— Task to complete —
Take the material below and retype it in full; pictures are left out.

— Data shown —

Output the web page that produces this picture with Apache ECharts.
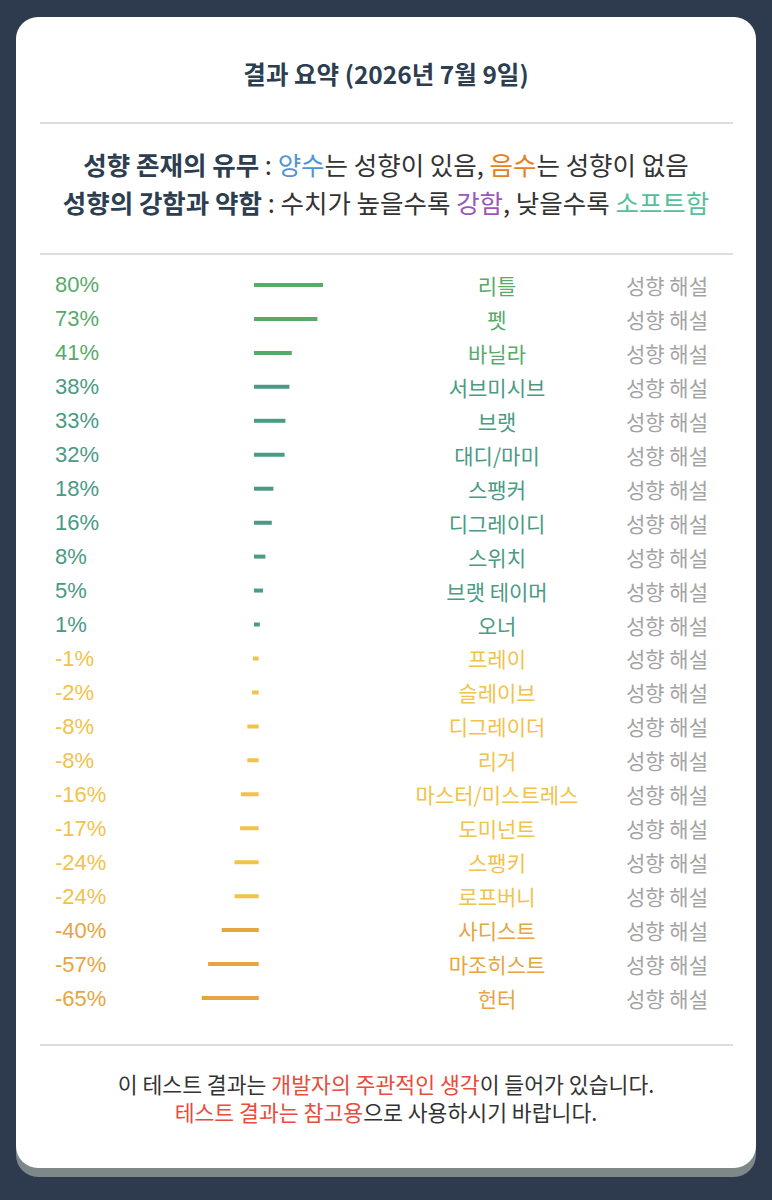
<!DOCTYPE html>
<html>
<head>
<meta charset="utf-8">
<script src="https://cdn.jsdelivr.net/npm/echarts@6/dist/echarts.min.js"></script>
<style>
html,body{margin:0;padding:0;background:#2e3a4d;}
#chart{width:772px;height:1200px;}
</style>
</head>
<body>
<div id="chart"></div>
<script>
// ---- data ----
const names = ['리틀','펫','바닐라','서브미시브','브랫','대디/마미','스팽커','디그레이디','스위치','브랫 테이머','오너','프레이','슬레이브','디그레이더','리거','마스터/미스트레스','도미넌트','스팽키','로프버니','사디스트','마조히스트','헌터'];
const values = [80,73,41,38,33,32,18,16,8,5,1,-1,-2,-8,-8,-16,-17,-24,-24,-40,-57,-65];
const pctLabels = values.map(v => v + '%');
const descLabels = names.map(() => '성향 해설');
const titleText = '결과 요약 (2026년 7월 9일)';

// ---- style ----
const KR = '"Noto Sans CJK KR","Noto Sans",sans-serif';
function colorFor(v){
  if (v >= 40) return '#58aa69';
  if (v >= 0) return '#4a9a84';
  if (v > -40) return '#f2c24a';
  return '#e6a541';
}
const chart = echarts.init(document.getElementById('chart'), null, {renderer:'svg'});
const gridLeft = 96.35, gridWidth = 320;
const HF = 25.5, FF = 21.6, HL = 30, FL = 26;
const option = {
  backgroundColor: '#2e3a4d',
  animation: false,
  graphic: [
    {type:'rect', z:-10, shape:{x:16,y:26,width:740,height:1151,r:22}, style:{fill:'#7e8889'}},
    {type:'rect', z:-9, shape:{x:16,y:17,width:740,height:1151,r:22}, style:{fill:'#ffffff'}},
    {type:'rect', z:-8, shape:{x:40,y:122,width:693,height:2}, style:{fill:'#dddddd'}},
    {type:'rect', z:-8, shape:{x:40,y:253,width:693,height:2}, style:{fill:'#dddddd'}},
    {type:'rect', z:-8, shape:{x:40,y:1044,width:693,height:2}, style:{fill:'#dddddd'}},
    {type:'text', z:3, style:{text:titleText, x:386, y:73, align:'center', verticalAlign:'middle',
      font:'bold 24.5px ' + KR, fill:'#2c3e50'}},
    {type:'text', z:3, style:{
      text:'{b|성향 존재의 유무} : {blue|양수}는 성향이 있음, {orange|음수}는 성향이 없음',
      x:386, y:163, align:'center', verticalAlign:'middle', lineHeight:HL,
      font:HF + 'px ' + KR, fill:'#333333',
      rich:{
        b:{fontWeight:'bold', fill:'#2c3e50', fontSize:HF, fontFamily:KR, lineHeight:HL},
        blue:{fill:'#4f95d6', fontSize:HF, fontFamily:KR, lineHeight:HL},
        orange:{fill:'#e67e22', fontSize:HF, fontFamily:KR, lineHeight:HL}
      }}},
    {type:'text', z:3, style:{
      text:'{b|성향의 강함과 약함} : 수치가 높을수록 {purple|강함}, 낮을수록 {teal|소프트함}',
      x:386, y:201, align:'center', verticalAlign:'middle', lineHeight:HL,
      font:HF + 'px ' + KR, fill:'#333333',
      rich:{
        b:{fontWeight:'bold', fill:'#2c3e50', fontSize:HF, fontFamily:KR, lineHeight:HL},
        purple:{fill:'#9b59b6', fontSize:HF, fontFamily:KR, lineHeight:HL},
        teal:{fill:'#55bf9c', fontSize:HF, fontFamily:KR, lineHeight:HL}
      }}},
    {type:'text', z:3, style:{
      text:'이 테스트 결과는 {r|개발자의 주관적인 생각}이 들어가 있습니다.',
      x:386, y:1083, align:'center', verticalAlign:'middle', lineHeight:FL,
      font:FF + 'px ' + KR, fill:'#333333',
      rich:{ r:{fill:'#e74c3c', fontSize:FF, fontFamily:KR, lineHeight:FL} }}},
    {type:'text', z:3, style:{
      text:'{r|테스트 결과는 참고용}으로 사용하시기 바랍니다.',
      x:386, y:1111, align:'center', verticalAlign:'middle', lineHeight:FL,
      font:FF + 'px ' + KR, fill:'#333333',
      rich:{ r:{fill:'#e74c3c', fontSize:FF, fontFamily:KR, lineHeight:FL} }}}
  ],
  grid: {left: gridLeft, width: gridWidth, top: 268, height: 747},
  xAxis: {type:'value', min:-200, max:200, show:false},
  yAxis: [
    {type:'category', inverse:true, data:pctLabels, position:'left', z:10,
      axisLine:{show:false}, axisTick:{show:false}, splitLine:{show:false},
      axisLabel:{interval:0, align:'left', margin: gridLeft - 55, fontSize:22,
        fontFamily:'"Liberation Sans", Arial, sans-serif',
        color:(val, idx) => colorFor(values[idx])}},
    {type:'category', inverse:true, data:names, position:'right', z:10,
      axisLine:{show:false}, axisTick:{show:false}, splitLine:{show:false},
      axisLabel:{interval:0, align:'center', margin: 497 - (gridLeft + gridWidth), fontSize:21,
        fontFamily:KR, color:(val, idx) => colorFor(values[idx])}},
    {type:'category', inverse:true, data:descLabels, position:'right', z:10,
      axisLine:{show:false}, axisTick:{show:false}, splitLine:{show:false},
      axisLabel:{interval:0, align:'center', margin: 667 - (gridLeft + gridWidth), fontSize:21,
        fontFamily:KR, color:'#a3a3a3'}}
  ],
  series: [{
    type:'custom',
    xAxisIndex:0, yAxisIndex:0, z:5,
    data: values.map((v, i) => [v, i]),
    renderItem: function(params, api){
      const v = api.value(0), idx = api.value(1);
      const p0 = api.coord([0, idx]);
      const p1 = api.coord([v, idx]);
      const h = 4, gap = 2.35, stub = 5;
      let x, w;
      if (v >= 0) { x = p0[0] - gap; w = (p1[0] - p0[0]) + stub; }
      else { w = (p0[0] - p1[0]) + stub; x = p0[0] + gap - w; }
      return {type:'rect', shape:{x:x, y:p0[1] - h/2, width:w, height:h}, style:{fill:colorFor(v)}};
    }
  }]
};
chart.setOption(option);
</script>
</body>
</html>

— Written response —
Output the web page that produces this picture with Apache ECharts.
<!DOCTYPE html>
<html>
<head>
<meta charset="utf-8">
<script src="https://cdn.jsdelivr.net/npm/echarts@6/dist/echarts.min.js"></script>
<style>
html,body{margin:0;padding:0;background:#2e3a4d;}
#chart{width:772px;height:1200px;}
</style>
</head>
<body>
<div id="chart"></div>
<script>
// ---- data ----
const names = ['리틀','펫','바닐라','서브미시브','브랫','대디/마미','스팽커','디그레이디','스위치','브랫 테이머','오너','프레이','슬레이브','디그레이더','리거','마스터/미스트레스','도미넌트','스팽키','로프버니','사디스트','마조히스트','헌터'];
const values = [80,73,41,38,33,32,18,16,8,5,1,-1,-2,-8,-8,-16,-17,-24,-24,-40,-57,-65];
const pctLabels = values.map(v => v + '%');
const descLabels = names.map(() => '성향 해설');
const titleText = '결과 요약 (2026년 7월 9일)';

// ---- style ----
const KR = '"Noto Sans CJK KR","Noto Sans",sans-serif';
function colorFor(v){
  if (v >= 40) return '#58aa69';
  if (v >= 0) return '#4a9a84';
  if (v > -40) return '#f2c24a';
  return '#e6a541';
}
const chart = echarts.init(document.getElementById('chart'), null, {renderer:'svg'});
const gridLeft = 96.35, gridWidth = 320;
const HF = 25.5, FF = 21.6, HL = 30, FL = 26;
const option = {
  backgroundColor: '#2e3a4d',
  animation: false,
  graphic: [
    {type:'rect', z:-10, shape:{x:16,y:26,width:740,height:1151,r:22}, style:{fill:'#7e8889'}},
    {type:'rect', z:-9, shape:{x:16,y:17,width:740,height:1151,r:22}, style:{fill:'#ffffff'}},
    {type:'rect', z:-8, shape:{x:40,y:122,width:693,height:2}, style:{fill:'#dddddd'}},
    {type:'rect', z:-8, shape:{x:40,y:253,width:693,height:2}, style:{fill:'#dddddd'}},
    {type:'rect', z:-8, shape:{x:40,y:1044,width:693,height:2}, style:{fill:'#dddddd'}},
    {type:'text', z:3, style:{text:titleText, x:386, y:73, align:'center', verticalAlign:'middle',
      font:'bold 24.5px ' + KR, fill:'#2c3e50'}},
    {type:'text', z:3, style:{
      text:'{b|성향 존재의 유무} : {blue|양수}는 성향이 있음, {orange|음수}는 성향이 없음',
      x:386, y:163, align:'center', verticalAlign:'middle', lineHeight:HL,
      font:HF + 'px ' + KR, fill:'#333333',
      rich:{
        b:{fontWeight:'bold', fill:'#2c3e50', fontSize:HF, fontFamily:KR, lineHeight:HL},
        blue:{fill:'#4f95d6', fontSize:HF, fontFamily:KR, lineHeight:HL},
        orange:{fill:'#e67e22', fontSize:HF, fontFamily:KR, lineHeight:HL}
      }}},
    {type:'text', z:3, style:{
      text:'{b|성향의 강함과 약함} : 수치가 높을수록 {purple|강함}, 낮을수록 {teal|소프트함}',
      x:386, y:201, align:'center', verticalAlign:'middle', lineHeight:HL,
      font:HF + 'px ' + KR, fill:'#333333',
      rich:{
        b:{fontWeight:'bold', fill:'#2c3e50', fontSize:HF, fontFamily:KR, lineHeight:HL},
        purple:{fill:'#9b59b6', fontSize:HF, fontFamily:KR, lineHeight:HL},
        teal:{fill:'#55bf9c', fontSize:HF, fontFamily:KR, lineHeight:HL}
      }}},
    {type:'text', z:3, style:{
      text:'이 테스트 결과는 {r|개발자의 주관적인 생각}이 들어가 있습니다.',
      x:386, y:1083, align:'center', verticalAlign:'middle', lineHeight:FL,
      font:FF + 'px ' + KR, fill:'#333333',
      rich:{ r:{fill:'#e74c3c', fontSize:FF, fontFamily:KR, lineHeight:FL} }}},
    {type:'text', z:3, style:{
      text:'{r|테스트 결과는 참고용}으로 사용하시기 바랍니다.',
      x:386, y:1111, align:'center', verticalAlign:'middle', lineHeight:FL,
      font:FF + 'px ' + KR, fill:'#333333',
      rich:{ r:{fill:'#e74c3c', fontSize:FF, fontFamily:KR, lineHeight:FL} }}}
  ],
  grid: {left: gridLeft, width: gridWidth, top: 268, height: 747},
  xAxis: {type:'value', min:-200, max:200, show:false},
  yAxis: [
    {type:'category', inverse:true, data:pctLabels, position:'left', z:10,
      axisLine:{show:false}, axisTick:{show:false}, splitLine:{show:false},
      axisLabel:{interval:0, align:'left', margin: gridLeft - 55, fontSize:22,
        fontFamily:'"Liberation Sans", Arial, sans-serif',
        color:(val, idx) => colorFor(values[idx])}},
    {type:'category', inverse:true, data:names, position:'right', z:10,
      axisLine:{show:false}, axisTick:{show:false}, splitLine:{show:false},
      axisLabel:{interval:0, align:'center', margin: 497 - (gridLeft + gridWidth), fontSize:21,
        fontFamily:KR, color:(val, idx) => colorFor(values[idx])}},
    {type:'category', inverse:true, data:descLabels, position:'right', z:10,
      axisLine:{show:false}, axisTick:{show:false}, splitLine:{show:false},
      axisLabel:{interval:0, align:'center', margin: 667 - (gridLeft + gridWidth), fontSize:21,
        fontFamily:KR, color:'#a3a3a3'}}
  ],
  series: [{
    type:'custom',
    xAxisIndex:0, yAxisIndex:0, z:5,
    data: values.map((v, i) => [v, i]),
    renderItem: function(params, api){
      const v = api.value(0), idx = api.value(1);
      const p0 = api.coord([0, idx]);
      const p1 = api.coord([v, idx]);
      const h = 4, gap = 2.35, stub = 5;
      let x, w;
      if (v >= 0) { x = p0[0] - gap; w = (p1[0] - p0[0]) + stub; }
      else { w = (p0[0] - p1[0]) + stub; x = p0[0] + gap - w; }
      return {type:'rect', shape:{x:x, y:p0[1] - h/2, width:w, height:h}, style:{fill:colorFor(v)}};
    }
  }]
};
chart.setOption(option);
</script>
</body>
</html>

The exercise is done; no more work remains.